Last year, Harbhajan disclosed, SEI concentrated its efforts on making the co-generation plant operational in a safe manner.
The plant will have been recording an operational surplus of $200M, a remarkable turnaround.
“During the period 2015-2017, the value of the assets of the power plant was increased by 30% as a result of the improved works carried out- all of it was financed internally from working capital surpluses.”
Over the last two years, SEI has been supplying energy to the Skeldon Factory and associated operations.
“GuySuCo has been paying the labour cost in the co-gen plant together with providing some supplies.
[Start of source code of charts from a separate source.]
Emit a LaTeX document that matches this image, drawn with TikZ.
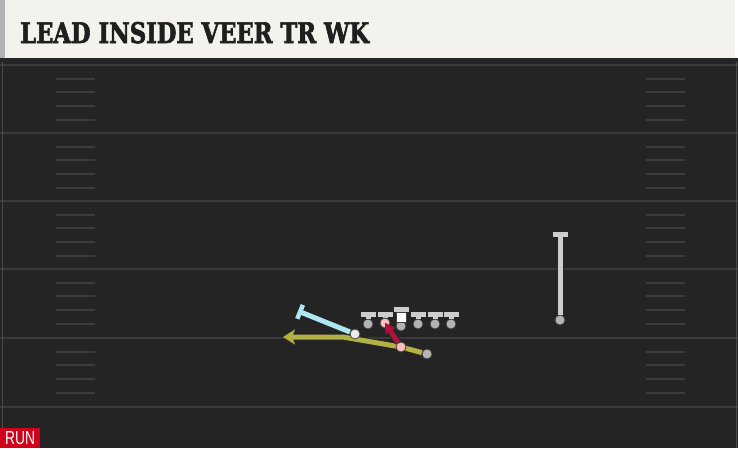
\documentclass[tikz,border=0pt]{standalone}
\usepackage{fontspec}
\setmainfont{DejaVu Serif}
\newfontfamily\titlefont[FakeBold=2.5]{DejaVu Serif Bold}
\newfontfamily\runfont{Liberation Sans}
\usetikzlibrary{arrows.meta,positioning,calc}

\definecolor{paper}{HTML}{F4F2EC}
\definecolor{turf}{HTML}{242424}
\definecolor{yardgray}{HTML}{3A3A3A}
\definecolor{hashgray}{HTML}{3C3C3C}
\definecolor{skin}{HTML}{CDCDCD}
\definecolor{leadred}{HTML}{B0123C}
\definecolor{veergold}{HTML}{B3B044}
\definecolor{sweepblue}{HTML}{AEE6F2}
\definecolor{tagred}{HTML}{D0021B}

\begin{document}
\begin{tikzpicture}[
        x=1pt, y=-1pt,
        >=Stealth,
        yard/.style={draw=yardgray, line width=1.8pt},
        hash/.style={draw=hashgray, line width=1.5pt},
        player/.style={circle, fill=skin!88!black, draw=black!75, line width=0.8pt, inner sep=0pt, minimum size=10pt},
        route/.style={line width=5pt, preaction={draw=black!85, line width=7pt}},
        block/.style={route, -{Bar[width=15pt, line width=4.5pt]}},
        run/.style={route, -{Stealth[length=12pt, width=15pt, inset=3pt]}}
      ]
      \useasboundingbox (0,0) rectangle (738,448);

      % --- Field ---
      \fill[turf] (0,58) rectangle (738,448);
      \fill[black!85] (0,58) rectangle (738,62);
      \foreach \y in {65,133,201,269,338,407}
        \draw[yard] (0,\y) -- (738,\y);
      \foreach \y in {65,133,201,269,338} {
        \foreach \dy in {14,27,41,55} {
          \draw[hash] (56,\y+\dy) -- (95,\y+\dy);
          \draw[hash] (646,\y+\dy) -- (685,\y+\dy);
        }
      }
      \draw[black!70, line width=0.8pt] (2,62) -- (2,448);
      \draw[black!70, line width=0.8pt] (736,62) -- (736,448);

      % --- Title bar ---
      \fill[paper] (0,0) rectangle (735,58);
      \fill[gray!60] (0,0) rectangle (5,58);
      \node[anchor=base west, inner sep=0pt, text=black!88] (title) at (20,43)
        {\resizebox{349pt}{21pt}{\titlefont LEAD INSIDE VEER TR WK}};

      % --- Offense ---
      \node[player] (lt) at (368,324) {};
      \node[player, fill=red!25] (lg) at (385,323) {};
      \node[player] (ctr) at (401,326) {};
      \node[player] (rg) at (418,324) {};
      \node[player] (rt) at (435,324) {};
      \node[player] (te) at (451,324) {};
      \node[player] (wr) at (560,320) {};
      \node[player] (qb) at (427,354) {};
      \node[player, fill=red!25] (fb) at (401,347) {};
      \node[player, fill=white!85!gray] (hb) at (355,334) {};

      \coordinate (lt-end) at (368,312);
      \coordinate (lg-end) at (385,312);
      \coordinate (ctr-end) at (401,307);
      \coordinate (rg-end) at (418,312);
      \coordinate (rt-end) at (435,312);
      \coordinate (te-end) at (451,312);
      \coordinate (wr-end) at (560,232);
      \coordinate (hb-end) at (298,311);
      \coordinate (bend) at (343,337);
      \coordinate (pitch-end) at (283,337);

      % --- Blocks ---
      \foreach \p in {lt,lg,ctr,rg,rt,te,wr}
        \draw[block, skin] (\p) -- (\p-end);
      \node[player, fill=red!25] at (lg) {};
      \node[fill=white, draw=black!75, line width=0.6pt, minimum size=10pt, inner sep=0pt] (ctr-mark) at (401,317) {};

      % --- Routes ---
      \draw[run, veergold] (qb) -- (fb.center) -- (bend) -- (pitch-end);
      \draw[block, sweepblue] (hb) -- (hb-end);
      \node[player, fill=white!85!gray] at (hb) {};
      \draw[route, leadred, -{Stealth[length=10pt, width=12pt, inset=2pt]}] (fb) -- (lg.center);
      \node[player, fill=red!25] at (fb) {};

      % --- Tag ---
      \node[fill=tagred, anchor=south west, minimum width=40pt, minimum height=20pt, inner sep=0pt, text=white] (tag) at (0,448)
        {\resizebox{30pt}{13pt}{\runfont RUN}};

    \end{tikzpicture}
\end{document}
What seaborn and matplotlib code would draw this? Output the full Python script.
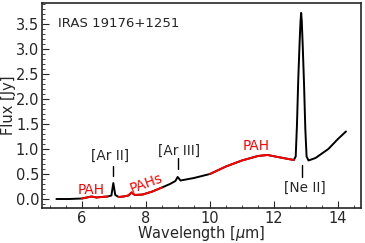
import seaborn as sns
import matplotlib.pyplot as plt
import pandas as pd
from matplotlib.ticker import MultipleLocator

# Spectre de IRAS 19176+1251
wavelength = [5.20, 5.60, 6.00, 6.15, 6.30, 6.45, 6.60, 6.80, 6.92, 6.98, 7.04, 7.15,
              7.30, 7.45, 7.55, 7.65, 7.90, 8.20, 8.50, 8.75, 8.92, 8.99, 9.08, 9.50,
              10.00, 10.50, 11.00, 11.50, 11.80, 12.20, 12.45, 12.62, 12.68, 12.72,
              12.76, 12.80, 12.83, 12.85, 12.87, 12.90, 12.94, 12.98, 13.02, 13.08,
              13.30, 13.70, 14.00, 14.25]
flux = [0.00, 0.00, 0.01, 0.03, 0.05, 0.03, 0.04, 0.05, 0.07, 0.32, 0.08, 0.04,
        0.05, 0.07, 0.13, 0.08, 0.09, 0.15, 0.23, 0.30, 0.36, 0.44, 0.37, 0.42,
        0.50, 0.65, 0.77, 0.86, 0.88, 0.83, 0.80, 0.78, 0.85, 1.50,
        2.40, 3.10, 3.55, 3.72, 3.55, 3.05, 2.30, 1.40, 0.85, 0.77,
        0.82, 1.00, 1.20, 1.35]

# zones PAH tracées en rouge
pah_ranges = [(6.00, 6.80), (7.15, 8.50), (10.00, 12.62)]

# raies et étiquettes
line_labels = ['[Ar II]', '[Ar III]', '[Ne II]']
pah_labels = ['PAH', 'PAHs', 'PAH']

df = pd.DataFrame({'wl': wavelength, 'flux': flux})

sns.set_style('ticks')
plt.rcParams['font.family'] = ['DejaVu Sans']
fig = plt.figure(figsize=(3.65, 2.43), dpi=100)
ax = fig.add_axes([0.115, 0.144, 0.874, 0.844])

sns.lineplot(data=df, x='wl', y='flux', color='black', lw=1.4, ax=ax)
for lo, hi in pah_ranges:
    seg = df[(df.wl >= lo) & (df.wl <= hi)]
    sns.lineplot(data=seg, x='wl', y='flux', color='red', lw=1.4, ax=ax)

ax.set_xlim(4.75, 14.72)
ax.set_ylim(-0.18, 3.92)
ax.xaxis.set_major_locator(MultipleLocator(2))
ax.xaxis.set_minor_locator(MultipleLocator(0.5))
ax.yaxis.set_major_locator(MultipleLocator(0.5))
ax.yaxis.set_minor_locator(MultipleLocator(0.1))
ax.tick_params(which='both', direction='in', labelsize=10.5, pad=2)
ax.tick_params(which='major', length=5)
ax.tick_params(which='minor', length=2.5)
for s in ax.spines.values():
    s.set_linewidth(1.2)

ax.set_xlabel(r'Wavelength [$\mu$m]', fontsize=10.5, labelpad=-1)
ax.set_ylabel('Flux [Jy]', fontsize=10.5, labelpad=0)

ax.text(5.25, 3.5, 'IRAS 19176+1251', fontsize=9.5, va='center', ha='left')

# raies
ax.text(6.88, 0.86, line_labels[0], fontsize=9.8, ha='center', va='center')
ax.plot([6.98, 6.98], [0.46, 0.66], color='black', lw=1)
ax.text(9.05, 0.97, line_labels[1], fontsize=9.8, ha='center', va='center')
ax.plot([9.0, 9.0], [0.6, 0.82], color='black', lw=1)
ax.text(12.97, 0.22, line_labels[2], fontsize=9.8, ha='center', va='center')
ax.plot([12.87, 12.87], [0.44, 0.68], color='black', lw=1)

# PAH
ax.text(6.3, 0.18, pah_labels[0], fontsize=9.8, color='red', ha='center', va='center')
ax.text(8.0, 0.31, pah_labels[1], fontsize=9.8, color='red', ha='center', va='center', rotation=20)
ax.text(11.44, 1.06, pah_labels[2], fontsize=9.8, color='red', ha='center', va='center')

fig.savefig('out.png', dpi=100)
Reconciliation of the relevant accounts have indicated that to date GuySuCo owes SEI an estimated $360M,” Harbhajan explained.
According to the official, from the commissioning time, it was clear that boiler of the plant would never work in the current configuration.
On top of this, it was clear that GuySuCo was out-of-its-depth by entering an entirely new arena- power production – without the necessary expertise and plan.
“The modern high-tech installation at Skeldon, which was regarded as a quantum leap above the applied technology standard prevailing within GuySuCo, implied that appropriate operations and maintenance management could not have been properly established within the latter’s prevailing management structure; and the resulting poor performance out-turn is now history.”
Rather, Harbhajan argued, a distinctly separate management or corporate structure would have been necessary, since sugar production and energy supply utility are distinctly different business operations.
The Berbice official warned that it is known that the co-gen plant will significantly deteriorate if and when it is left idle for extended periods- “This is a hot plant and cold corrosion is a major maintenance issue.
“The discontinuity of GuySuCo factory operations will cause the co-gen plant to rapidly deteriorate and could even be totally lost being left idle. Therefore, a major policy decision on the way forward is an urgent end of year (2017) necessity, without which the measures identified to avoid further co-gen plant impairment cannot be adopted.”
Harbhajan is proposing that to make the plant more sell-sufficient by way of a US$17M financing, obtained through suppliers’ credit and commercial bank borrowing. It may involve vesting of the assets of SEI.
With regards to the diesel section of the plant, Harbhajan urged for Finnish-owned Wartsila to continue its operations and maintenance arrangement.
“We have to start thinking out of the box. There is a facility here that with some tweaking will not only provide a stable form of energy but also jobs for the residents of Berbice.”